Working with funds donated by the French Ministry for Reconstruction and Urbanism, Ferret chanced upon support from a class of young architecture students that included Yves Salier and Pierre Marmouget. These ambitious designers were willing to take part in the project for little pay and, like Ferret, they were curious about new architecture, and keen to help model Royan on the movements emerging across the Atlantic. The playful nature and youthful energy behind the reconstruction quickly won over residents and helped the war-ravaged town return to its feet.

Royan’s current crop of young architects draw upon the same influences as their predecessors did. Minh recently teamed up with Florence Deau, a Royan-born and based interior designer, to turn the ground floor of the city’s former civil engineering office into Cave 1950, a wine bar. It’s housed within one of the purest examples of Royannais modernism: a building shielded by a gently rounded 1952 structure designed by Ferret’s student Salier. “I didn’t wait for the movement to come back into fashion,” says Deau. “It’s something that I’ve always appreciated by growing up in a place where this style is so prominent.”

Thankfully Royan’s town hall recognises the uniqueness of its buildings. Entire zones of the city are protected and key architectural elements – including the Salier structure – are listed as heritage sites. This attitude contrasts starkly with that of the 1970s and 1980s, when the use of concrete had gone out of fashion and many of Royan’s buildings were neglected. Authorities and landlords failed to maintain the structures and there were many demolitions, including Ferret’s magnificent Casino-Rotonde, which was heavily influenced by Niemeyer’s striking circular buildings. “During this period Royan lost its charm,” says De Charette. “Many owners painted their multicoloured houses white, which meant that the unique details could no longer stand out from the rest of the façades.”

Royan’s return to postwar roots came in the 2000s when residents raised concerns about the crumbling state of its mid-century infrastructure.

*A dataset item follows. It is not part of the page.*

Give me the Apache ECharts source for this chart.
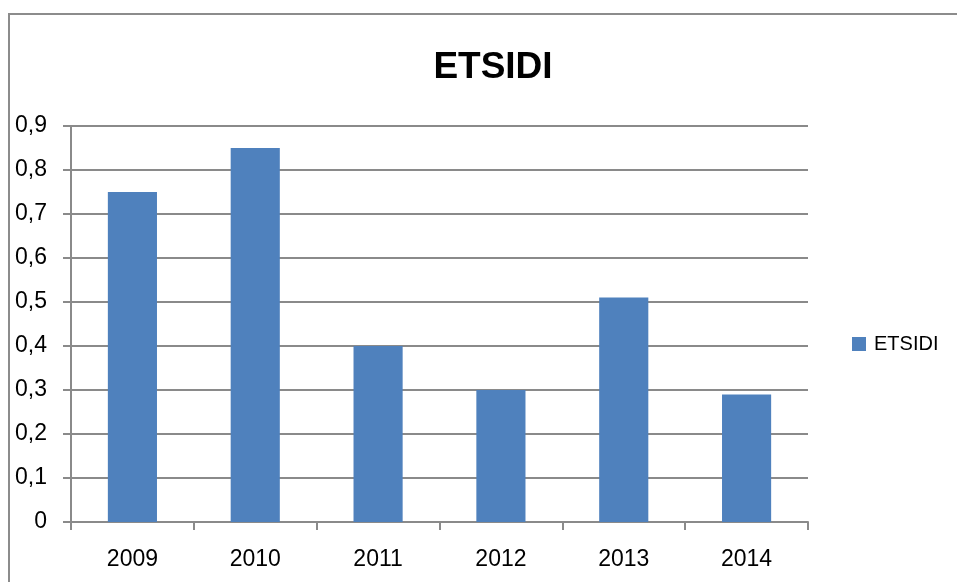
<!DOCTYPE html>
<html>
<head>
<meta charset="utf-8">
<script src="https://cdn.jsdelivr.net/npm/echarts@6/dist/echarts.min.js"></script>
<style>html,body{margin:0;padding:0;background:#fff}#c{width:957px;height:582px}</style>
</head>
<body>
<div id="c"></div>
<script>
const categories = ['2009', '2010', '2011', '2012', '2013', '2014'];
const values = [0.75, 0.85, 0.40, 0.30, 0.51, 0.29];
const seriesName = 'ETSIDI';
const titleText = 'ETSIDI';

const chart = echarts.init(document.getElementById('c'));
const axisColor = '#8a8a8a';
chart.setOption({
  animation: false,
  backgroundColor: '#fff',
  title: {
    text: titleText, left: 488, top: 44, textAlign: 'center',
    textStyle: { fontFamily: 'Liberation Sans', fontWeight: 'bold', fontSize: 37, color: '#000' }
  },
  legend: {
    data: [seriesName], orient: 'vertical', left: 847, top: 329,
    itemWidth: 14, itemHeight: 14, itemGap: 8, icon: 'rect',
    textStyle: { fontFamily: 'Liberation Sans', fontSize: 20, color: '#000', padding: [0, 0, 0, 3] }
  },
  grid: { left: 71, right: 149, top: 126, bottom: 60, containLabel: false },
  xAxis: {
    type: 'category', data: categories, boundaryGap: true,
    axisLine: { show: true, lineStyle: { color: axisColor, width: 2 } },
    axisTick: { show: true, length: 8, alignWithLabel: false, lineStyle: { color: axisColor, width: 2 } },
    axisLabel: { margin: 26, fontFamily: 'Liberation Sans', fontSize: 23, color: '#000' },
    splitLine: { show: false }
  },
  yAxis: {
    type: 'value', min: 0, max: 0.9, interval: 0.1,
    axisLine: { show: true, lineStyle: { color: axisColor, width: 2 } },
    axisTick: { show: true, length: 8, lineStyle: { color: axisColor, width: 2 } },
    axisLabel: {
      margin: 24, fontFamily: 'Liberation Sans', fontSize: 23, color: '#000',
      formatter: v => (Math.round(v * 10) / 10).toString().replace('.', ',')
    },
    splitLine: { show: true, lineStyle: { color: axisColor, width: 2 } }
  },
  series: [{
    name: seriesName, type: 'bar', data: values, barWidth: '40%',
    itemStyle: { color: '#4F81BD' }
  }],
  graphic: [{
    type: 'rect', silent: true, z: 100,
    shape: { x: 9, y: 14, width: 1200, height: 1200 },
    style: { fill: 'none', stroke: '#8c8c8c', lineWidth: 2 }
  }]
});
</script>
</body>
</html>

After years of fighting for increased conservation, Royan was designated a ville d’art et d’histoire by the French Ministry of Culture in 2011; since then it has received financial support for work to maintain historically significant buildings.

Monocle meets Véronique Willmann, the president of Artichem, an architecture preservation association, and owner of holiday-rental properties, at her home a couple of blocks west from the recently renovated glass-and-concrete Palais des Congrès. The leader of the people’s movement to preserve Royan’s mid-century architecture lives – as one might expect – in an immaculately kept white-and-blue villa that was built in 1958. “The architecture of Royan plays with the sun, the wind and the sea,” she says.

Willman has adapted the space, which was once the naval headquarters, for contemporary living: the boat garage is now a kitchen and the mariners’ quarters are a bedroom and office. Original features, such as checked floor tiles, curved sinks and pivot windows, were restored and today sit alongside Formica tables, Swedish sideboards and other more contemporary design pieces. The airy open-plan interior is dotted with colour and references the tropical inclination of Royan’s reconstruction – but it’s outside where these references resound most strongly. Willman has adorned a home that was whitewashed in the 1980s with the pops of colour that were so prevalent in Royan’s postwar reconstruction. Neighbours have followed suit, as is evident from the fresh licks of brightly coloured paint across their fine old houses. Vive la differénce.